── Information supplied
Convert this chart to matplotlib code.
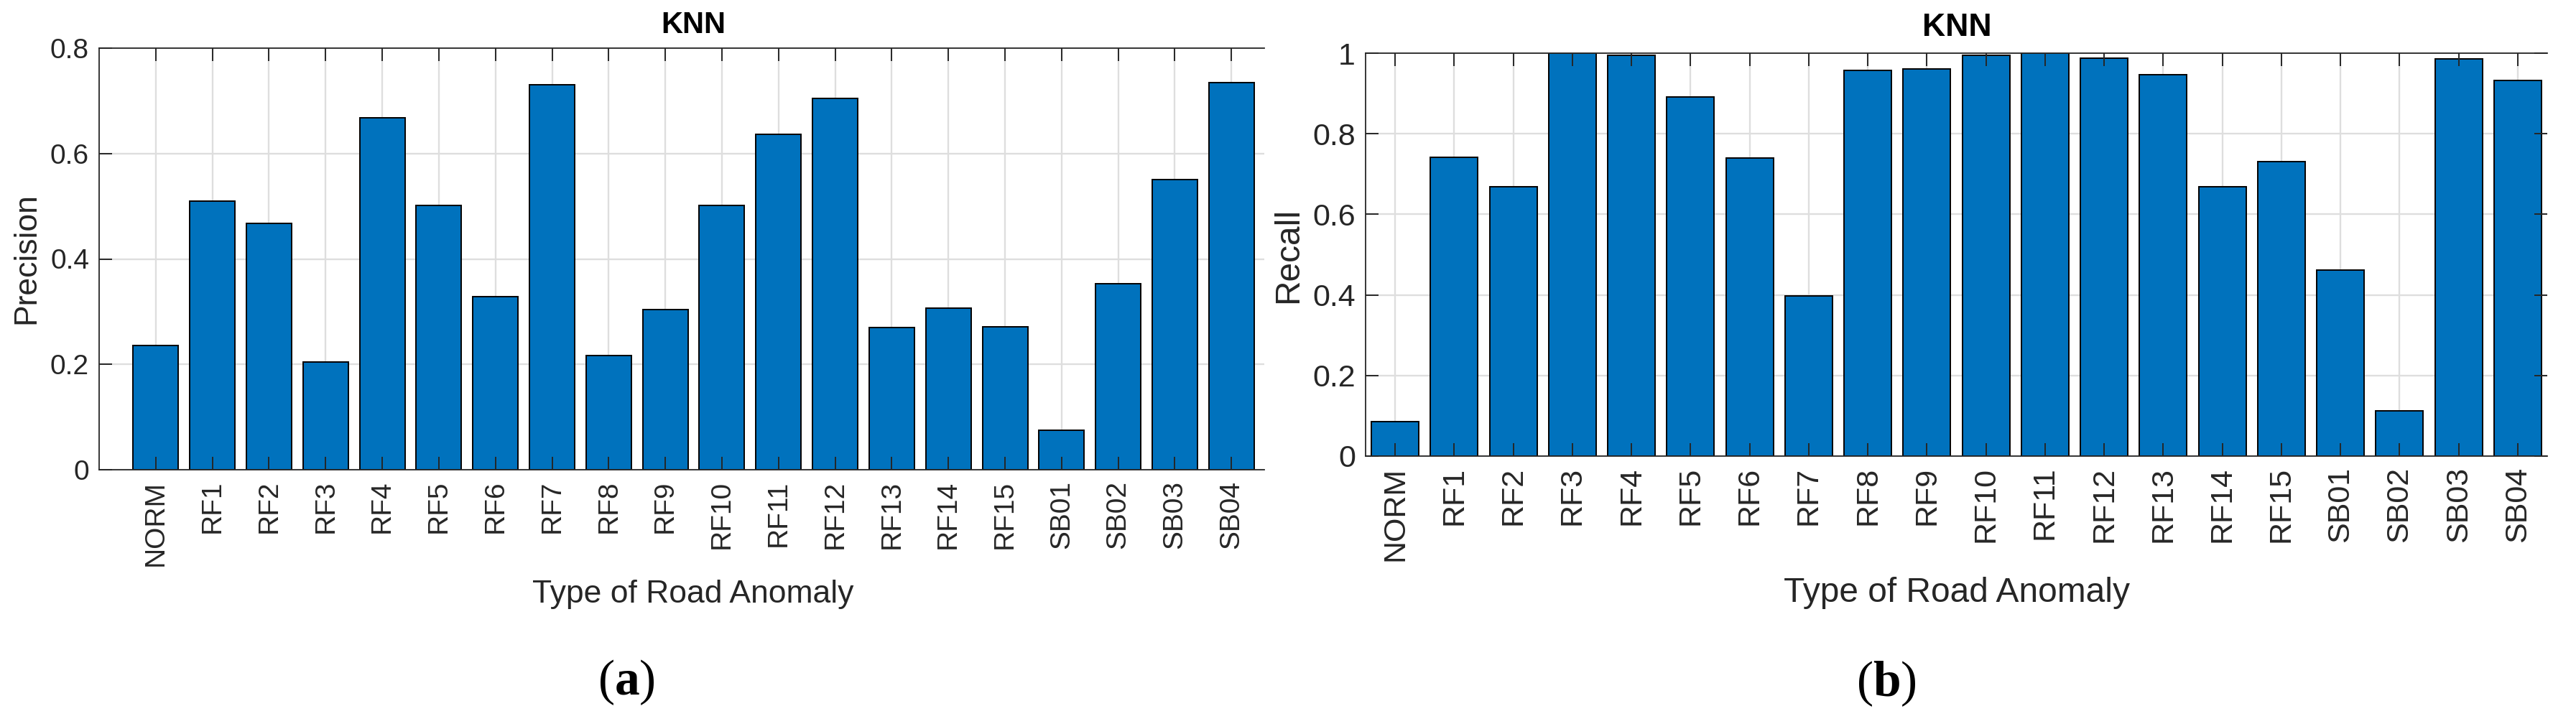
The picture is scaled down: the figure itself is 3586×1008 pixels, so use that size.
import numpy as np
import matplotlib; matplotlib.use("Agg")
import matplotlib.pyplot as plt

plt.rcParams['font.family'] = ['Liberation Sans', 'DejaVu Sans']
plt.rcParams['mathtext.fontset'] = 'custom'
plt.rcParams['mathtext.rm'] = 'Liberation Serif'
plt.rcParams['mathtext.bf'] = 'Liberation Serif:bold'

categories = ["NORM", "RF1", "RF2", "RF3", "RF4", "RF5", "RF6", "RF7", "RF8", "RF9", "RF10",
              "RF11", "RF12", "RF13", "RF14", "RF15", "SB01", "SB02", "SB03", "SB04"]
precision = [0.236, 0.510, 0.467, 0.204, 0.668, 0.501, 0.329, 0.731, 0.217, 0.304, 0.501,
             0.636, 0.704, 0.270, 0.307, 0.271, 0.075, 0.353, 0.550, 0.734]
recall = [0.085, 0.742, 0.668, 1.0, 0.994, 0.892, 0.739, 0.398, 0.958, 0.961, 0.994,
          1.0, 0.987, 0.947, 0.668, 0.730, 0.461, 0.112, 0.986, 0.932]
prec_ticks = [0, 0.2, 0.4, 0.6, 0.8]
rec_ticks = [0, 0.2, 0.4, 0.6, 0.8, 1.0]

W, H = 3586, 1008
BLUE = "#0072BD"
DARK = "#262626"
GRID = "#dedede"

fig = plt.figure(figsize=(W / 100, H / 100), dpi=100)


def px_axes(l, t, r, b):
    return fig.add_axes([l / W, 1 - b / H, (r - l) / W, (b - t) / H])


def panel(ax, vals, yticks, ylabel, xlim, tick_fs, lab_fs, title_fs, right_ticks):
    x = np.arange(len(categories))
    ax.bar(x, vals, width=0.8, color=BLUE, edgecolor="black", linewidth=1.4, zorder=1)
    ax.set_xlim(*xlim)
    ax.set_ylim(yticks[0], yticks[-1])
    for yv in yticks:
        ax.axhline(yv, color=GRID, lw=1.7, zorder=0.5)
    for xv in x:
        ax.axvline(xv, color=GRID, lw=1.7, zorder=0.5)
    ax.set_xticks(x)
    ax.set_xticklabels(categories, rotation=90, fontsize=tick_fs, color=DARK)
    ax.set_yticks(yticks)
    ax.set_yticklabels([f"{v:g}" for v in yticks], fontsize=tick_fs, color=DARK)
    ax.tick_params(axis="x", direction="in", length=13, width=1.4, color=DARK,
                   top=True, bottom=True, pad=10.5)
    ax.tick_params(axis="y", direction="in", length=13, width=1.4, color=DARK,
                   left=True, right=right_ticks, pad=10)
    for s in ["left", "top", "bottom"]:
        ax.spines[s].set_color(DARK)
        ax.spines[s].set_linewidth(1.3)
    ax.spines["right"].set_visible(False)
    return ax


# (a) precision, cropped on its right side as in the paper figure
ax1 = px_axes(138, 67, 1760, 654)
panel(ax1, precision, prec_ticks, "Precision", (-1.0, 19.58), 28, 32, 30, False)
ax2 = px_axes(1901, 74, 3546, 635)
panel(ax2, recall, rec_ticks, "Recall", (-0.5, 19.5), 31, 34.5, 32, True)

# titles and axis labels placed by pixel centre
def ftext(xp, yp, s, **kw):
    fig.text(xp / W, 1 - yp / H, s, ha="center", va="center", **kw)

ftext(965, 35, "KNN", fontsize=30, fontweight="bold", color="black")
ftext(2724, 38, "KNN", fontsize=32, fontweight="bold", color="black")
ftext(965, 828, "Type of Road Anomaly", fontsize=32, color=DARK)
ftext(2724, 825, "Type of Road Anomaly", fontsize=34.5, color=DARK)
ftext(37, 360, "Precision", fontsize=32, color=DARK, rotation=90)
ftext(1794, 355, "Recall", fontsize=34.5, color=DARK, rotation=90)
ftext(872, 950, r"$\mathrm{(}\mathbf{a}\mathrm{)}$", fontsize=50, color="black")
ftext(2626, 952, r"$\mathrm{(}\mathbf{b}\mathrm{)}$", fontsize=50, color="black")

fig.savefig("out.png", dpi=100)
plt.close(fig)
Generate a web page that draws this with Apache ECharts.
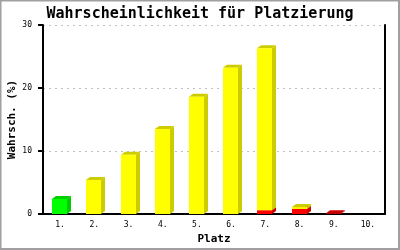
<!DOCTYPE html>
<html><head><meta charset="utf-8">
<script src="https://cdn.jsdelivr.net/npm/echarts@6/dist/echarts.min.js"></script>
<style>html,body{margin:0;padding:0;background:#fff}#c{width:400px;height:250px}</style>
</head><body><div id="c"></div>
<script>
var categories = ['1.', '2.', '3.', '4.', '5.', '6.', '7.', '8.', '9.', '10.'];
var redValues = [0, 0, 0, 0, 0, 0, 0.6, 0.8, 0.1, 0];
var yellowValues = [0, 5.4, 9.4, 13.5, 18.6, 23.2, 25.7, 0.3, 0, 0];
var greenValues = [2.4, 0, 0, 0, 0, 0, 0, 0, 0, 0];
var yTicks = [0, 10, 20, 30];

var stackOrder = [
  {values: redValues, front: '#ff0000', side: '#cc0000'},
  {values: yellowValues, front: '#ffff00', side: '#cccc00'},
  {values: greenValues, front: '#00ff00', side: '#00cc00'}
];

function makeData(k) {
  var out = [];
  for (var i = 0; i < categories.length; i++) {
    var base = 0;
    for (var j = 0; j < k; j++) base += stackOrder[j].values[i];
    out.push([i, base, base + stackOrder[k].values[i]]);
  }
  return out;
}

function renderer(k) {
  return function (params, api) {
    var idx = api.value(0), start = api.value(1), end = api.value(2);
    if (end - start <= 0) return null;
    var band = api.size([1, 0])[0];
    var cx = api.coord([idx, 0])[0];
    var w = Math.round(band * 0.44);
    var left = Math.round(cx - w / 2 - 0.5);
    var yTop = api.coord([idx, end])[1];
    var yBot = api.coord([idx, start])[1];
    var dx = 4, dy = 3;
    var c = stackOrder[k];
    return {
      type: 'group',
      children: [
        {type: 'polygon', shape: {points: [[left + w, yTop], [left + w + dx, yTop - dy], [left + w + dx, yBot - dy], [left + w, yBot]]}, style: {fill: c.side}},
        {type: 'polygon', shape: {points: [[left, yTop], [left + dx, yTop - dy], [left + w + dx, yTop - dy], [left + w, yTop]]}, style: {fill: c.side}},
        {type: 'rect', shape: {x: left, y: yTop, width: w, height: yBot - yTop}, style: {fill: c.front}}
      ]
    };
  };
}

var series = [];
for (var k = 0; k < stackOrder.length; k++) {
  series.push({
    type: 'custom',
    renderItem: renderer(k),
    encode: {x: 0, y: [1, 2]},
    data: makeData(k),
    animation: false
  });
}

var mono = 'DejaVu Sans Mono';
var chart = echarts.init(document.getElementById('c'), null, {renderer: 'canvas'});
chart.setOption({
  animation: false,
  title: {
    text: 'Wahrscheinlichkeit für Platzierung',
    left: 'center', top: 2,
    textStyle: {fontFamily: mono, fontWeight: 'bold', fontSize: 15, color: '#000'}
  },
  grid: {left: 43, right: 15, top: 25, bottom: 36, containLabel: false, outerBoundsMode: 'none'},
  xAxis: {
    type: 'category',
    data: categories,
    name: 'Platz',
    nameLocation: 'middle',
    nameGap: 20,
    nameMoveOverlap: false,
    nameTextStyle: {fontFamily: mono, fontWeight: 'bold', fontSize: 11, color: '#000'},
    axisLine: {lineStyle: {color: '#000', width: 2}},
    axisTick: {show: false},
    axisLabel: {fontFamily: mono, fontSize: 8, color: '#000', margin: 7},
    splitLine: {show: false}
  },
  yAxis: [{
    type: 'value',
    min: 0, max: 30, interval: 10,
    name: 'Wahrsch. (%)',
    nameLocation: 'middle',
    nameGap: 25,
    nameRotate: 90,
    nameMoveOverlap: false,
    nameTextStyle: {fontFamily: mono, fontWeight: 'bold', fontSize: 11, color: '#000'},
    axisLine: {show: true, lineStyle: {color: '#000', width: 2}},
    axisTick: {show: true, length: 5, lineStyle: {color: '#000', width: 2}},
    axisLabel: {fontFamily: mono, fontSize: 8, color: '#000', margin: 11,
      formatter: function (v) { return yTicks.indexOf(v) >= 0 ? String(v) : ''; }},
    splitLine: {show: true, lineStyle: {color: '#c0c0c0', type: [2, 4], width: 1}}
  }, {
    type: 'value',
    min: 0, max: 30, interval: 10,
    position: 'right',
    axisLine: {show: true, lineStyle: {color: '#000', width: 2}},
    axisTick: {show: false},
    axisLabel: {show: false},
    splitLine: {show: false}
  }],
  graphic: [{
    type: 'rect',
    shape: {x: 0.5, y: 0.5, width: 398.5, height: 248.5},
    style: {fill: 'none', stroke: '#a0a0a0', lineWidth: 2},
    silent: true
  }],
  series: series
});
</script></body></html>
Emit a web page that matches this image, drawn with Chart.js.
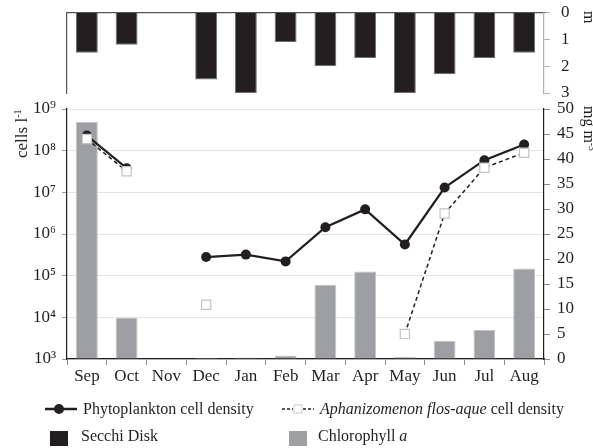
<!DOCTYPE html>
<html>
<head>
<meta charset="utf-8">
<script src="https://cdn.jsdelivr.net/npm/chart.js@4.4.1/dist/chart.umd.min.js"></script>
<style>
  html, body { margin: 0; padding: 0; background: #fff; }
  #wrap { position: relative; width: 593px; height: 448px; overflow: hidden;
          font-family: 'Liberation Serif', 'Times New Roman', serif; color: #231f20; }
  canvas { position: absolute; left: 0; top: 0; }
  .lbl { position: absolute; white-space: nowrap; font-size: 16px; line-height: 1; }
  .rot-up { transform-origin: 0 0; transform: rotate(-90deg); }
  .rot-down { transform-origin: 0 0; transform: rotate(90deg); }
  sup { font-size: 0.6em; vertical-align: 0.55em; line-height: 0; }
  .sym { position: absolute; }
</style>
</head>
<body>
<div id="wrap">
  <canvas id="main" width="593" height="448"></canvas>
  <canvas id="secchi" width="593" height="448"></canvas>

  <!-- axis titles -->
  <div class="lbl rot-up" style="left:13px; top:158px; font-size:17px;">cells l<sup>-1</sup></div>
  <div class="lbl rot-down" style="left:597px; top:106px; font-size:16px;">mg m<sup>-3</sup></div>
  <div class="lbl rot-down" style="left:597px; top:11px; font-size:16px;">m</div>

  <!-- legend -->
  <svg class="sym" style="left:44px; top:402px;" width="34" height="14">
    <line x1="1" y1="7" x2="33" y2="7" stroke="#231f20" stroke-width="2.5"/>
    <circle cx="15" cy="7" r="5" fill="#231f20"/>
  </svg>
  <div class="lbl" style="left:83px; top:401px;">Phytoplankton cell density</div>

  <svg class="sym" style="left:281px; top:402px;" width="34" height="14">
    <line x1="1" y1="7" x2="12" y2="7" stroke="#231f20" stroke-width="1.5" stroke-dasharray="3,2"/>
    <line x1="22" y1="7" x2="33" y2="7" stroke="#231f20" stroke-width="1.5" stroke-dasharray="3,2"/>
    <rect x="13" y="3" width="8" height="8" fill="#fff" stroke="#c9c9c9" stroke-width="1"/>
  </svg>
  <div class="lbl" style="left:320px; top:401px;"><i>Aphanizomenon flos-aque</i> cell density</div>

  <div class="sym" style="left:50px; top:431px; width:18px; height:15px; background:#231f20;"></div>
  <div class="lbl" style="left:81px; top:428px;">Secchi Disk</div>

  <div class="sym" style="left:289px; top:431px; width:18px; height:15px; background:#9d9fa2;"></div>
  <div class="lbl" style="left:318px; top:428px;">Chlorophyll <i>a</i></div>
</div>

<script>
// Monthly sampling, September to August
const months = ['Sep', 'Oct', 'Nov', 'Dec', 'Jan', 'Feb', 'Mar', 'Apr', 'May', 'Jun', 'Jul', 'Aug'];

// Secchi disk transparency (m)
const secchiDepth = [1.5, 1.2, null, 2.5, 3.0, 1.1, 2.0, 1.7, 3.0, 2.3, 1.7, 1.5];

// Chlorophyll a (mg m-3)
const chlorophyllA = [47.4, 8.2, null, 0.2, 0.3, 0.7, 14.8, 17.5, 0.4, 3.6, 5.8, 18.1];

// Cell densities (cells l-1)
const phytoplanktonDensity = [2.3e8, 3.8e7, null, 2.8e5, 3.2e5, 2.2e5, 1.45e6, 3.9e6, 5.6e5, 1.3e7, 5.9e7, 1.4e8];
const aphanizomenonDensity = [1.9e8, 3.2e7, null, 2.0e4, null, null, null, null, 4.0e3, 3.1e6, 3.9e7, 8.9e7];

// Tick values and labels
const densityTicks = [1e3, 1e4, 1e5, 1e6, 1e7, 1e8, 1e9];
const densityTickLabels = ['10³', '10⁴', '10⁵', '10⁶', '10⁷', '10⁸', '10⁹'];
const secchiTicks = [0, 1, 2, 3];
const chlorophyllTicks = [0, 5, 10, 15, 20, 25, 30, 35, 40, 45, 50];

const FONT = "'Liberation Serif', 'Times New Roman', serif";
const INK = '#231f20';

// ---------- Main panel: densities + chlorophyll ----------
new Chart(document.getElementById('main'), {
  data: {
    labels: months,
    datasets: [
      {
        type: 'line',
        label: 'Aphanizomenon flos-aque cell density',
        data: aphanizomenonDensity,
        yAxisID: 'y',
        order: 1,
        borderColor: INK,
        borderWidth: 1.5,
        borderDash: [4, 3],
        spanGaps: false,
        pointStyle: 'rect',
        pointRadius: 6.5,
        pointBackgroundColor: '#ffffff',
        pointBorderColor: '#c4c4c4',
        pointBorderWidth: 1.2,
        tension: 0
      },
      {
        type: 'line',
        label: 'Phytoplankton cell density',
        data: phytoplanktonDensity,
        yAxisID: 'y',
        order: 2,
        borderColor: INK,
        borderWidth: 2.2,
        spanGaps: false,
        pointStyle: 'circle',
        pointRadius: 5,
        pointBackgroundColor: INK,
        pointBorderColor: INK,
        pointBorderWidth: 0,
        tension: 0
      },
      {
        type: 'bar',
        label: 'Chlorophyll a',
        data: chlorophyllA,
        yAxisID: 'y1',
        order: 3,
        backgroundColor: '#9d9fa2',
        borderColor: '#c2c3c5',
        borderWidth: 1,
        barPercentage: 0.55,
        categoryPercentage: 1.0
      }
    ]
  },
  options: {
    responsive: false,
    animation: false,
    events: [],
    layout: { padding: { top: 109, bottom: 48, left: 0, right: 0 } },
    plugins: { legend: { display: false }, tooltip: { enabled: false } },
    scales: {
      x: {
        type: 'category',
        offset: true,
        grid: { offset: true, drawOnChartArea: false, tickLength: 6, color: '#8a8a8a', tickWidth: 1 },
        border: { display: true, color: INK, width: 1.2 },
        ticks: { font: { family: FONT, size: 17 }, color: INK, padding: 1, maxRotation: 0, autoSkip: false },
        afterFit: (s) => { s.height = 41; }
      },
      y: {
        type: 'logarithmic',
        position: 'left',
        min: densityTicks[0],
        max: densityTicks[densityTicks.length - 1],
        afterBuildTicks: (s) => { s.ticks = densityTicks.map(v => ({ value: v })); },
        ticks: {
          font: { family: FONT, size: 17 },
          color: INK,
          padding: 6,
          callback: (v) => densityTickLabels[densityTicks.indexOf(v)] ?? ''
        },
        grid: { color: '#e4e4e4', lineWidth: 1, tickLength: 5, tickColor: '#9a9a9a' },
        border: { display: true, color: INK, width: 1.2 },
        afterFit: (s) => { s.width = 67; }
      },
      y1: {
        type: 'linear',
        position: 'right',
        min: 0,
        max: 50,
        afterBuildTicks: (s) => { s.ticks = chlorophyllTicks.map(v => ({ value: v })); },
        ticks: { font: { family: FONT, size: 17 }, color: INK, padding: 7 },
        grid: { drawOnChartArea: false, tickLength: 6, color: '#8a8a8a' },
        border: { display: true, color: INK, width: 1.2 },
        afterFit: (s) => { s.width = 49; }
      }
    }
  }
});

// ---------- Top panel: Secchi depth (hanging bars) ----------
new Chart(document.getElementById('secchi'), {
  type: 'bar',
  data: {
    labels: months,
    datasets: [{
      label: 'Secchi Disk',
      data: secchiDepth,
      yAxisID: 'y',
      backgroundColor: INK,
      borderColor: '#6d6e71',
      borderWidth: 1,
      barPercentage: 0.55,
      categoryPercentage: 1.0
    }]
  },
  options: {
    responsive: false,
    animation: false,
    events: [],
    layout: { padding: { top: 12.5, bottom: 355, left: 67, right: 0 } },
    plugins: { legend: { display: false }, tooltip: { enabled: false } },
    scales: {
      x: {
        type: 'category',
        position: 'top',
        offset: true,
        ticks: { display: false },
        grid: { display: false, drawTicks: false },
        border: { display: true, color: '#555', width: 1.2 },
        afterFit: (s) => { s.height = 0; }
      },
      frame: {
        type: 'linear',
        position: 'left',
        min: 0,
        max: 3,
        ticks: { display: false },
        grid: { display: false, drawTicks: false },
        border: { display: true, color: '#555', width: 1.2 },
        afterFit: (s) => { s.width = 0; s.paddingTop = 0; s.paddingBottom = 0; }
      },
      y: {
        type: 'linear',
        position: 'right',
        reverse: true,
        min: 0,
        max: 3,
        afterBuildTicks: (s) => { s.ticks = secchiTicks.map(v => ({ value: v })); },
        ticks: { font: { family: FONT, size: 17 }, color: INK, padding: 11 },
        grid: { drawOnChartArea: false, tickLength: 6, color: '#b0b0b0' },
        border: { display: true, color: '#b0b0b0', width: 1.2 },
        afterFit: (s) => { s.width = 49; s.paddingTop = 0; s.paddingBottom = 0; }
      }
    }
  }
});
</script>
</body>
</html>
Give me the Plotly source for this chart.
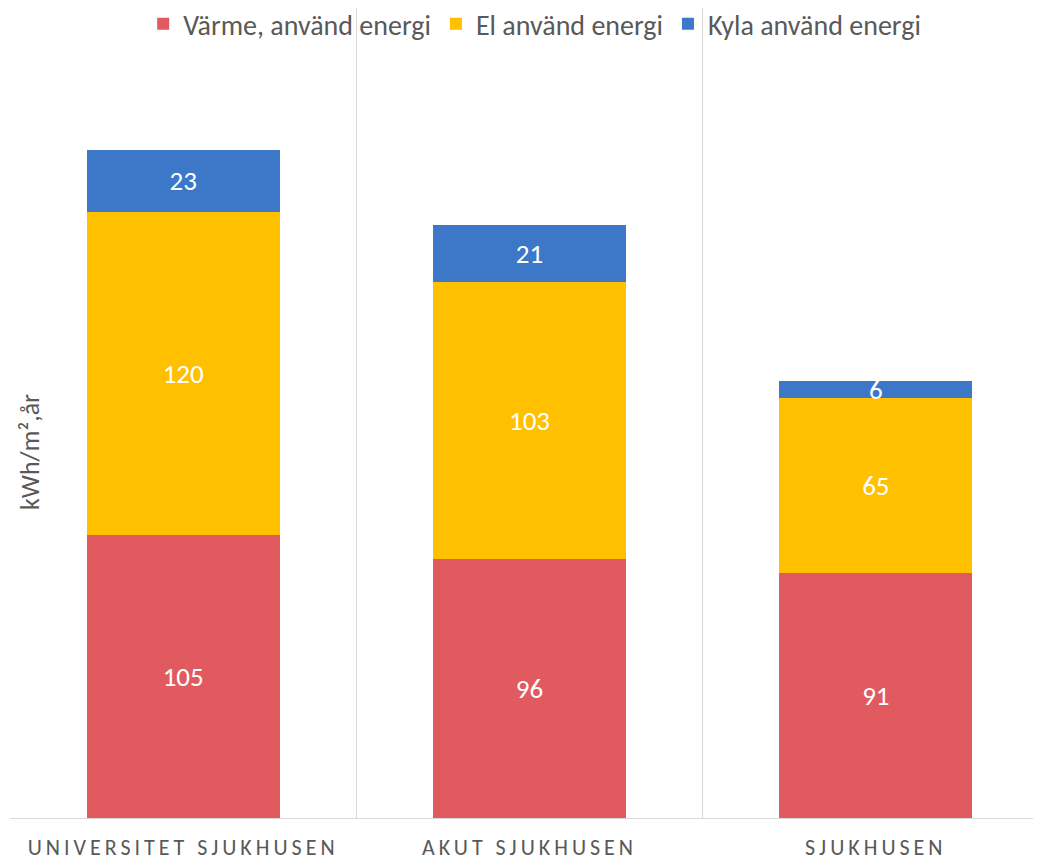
────
*What to produce:*
Transcribe the entries from their first line to the line that holds "plt.rcParams['mathtext.bf'] = 'Liberation", both included, and skip every picture.

*Reply to the task:*
Convert this chart to matplotlib code.
The picture is scaled down: the figure itself is 3586×1008 pixels, so use that size.
import numpy as np
import matplotlib; matplotlib.use("Agg")
import matplotlib.pyplot as plt

plt.rcParams['font.family'] = ['Liberation Sans', 'DejaVu Sans']
plt.rcParams['mathtext.fontset'] = 'custom'
plt.rcParams['mathtext.rm'] = 'Liberation Serif'
plt.rcParams['mathtext.bf'] = 'Liberation Serif:bold'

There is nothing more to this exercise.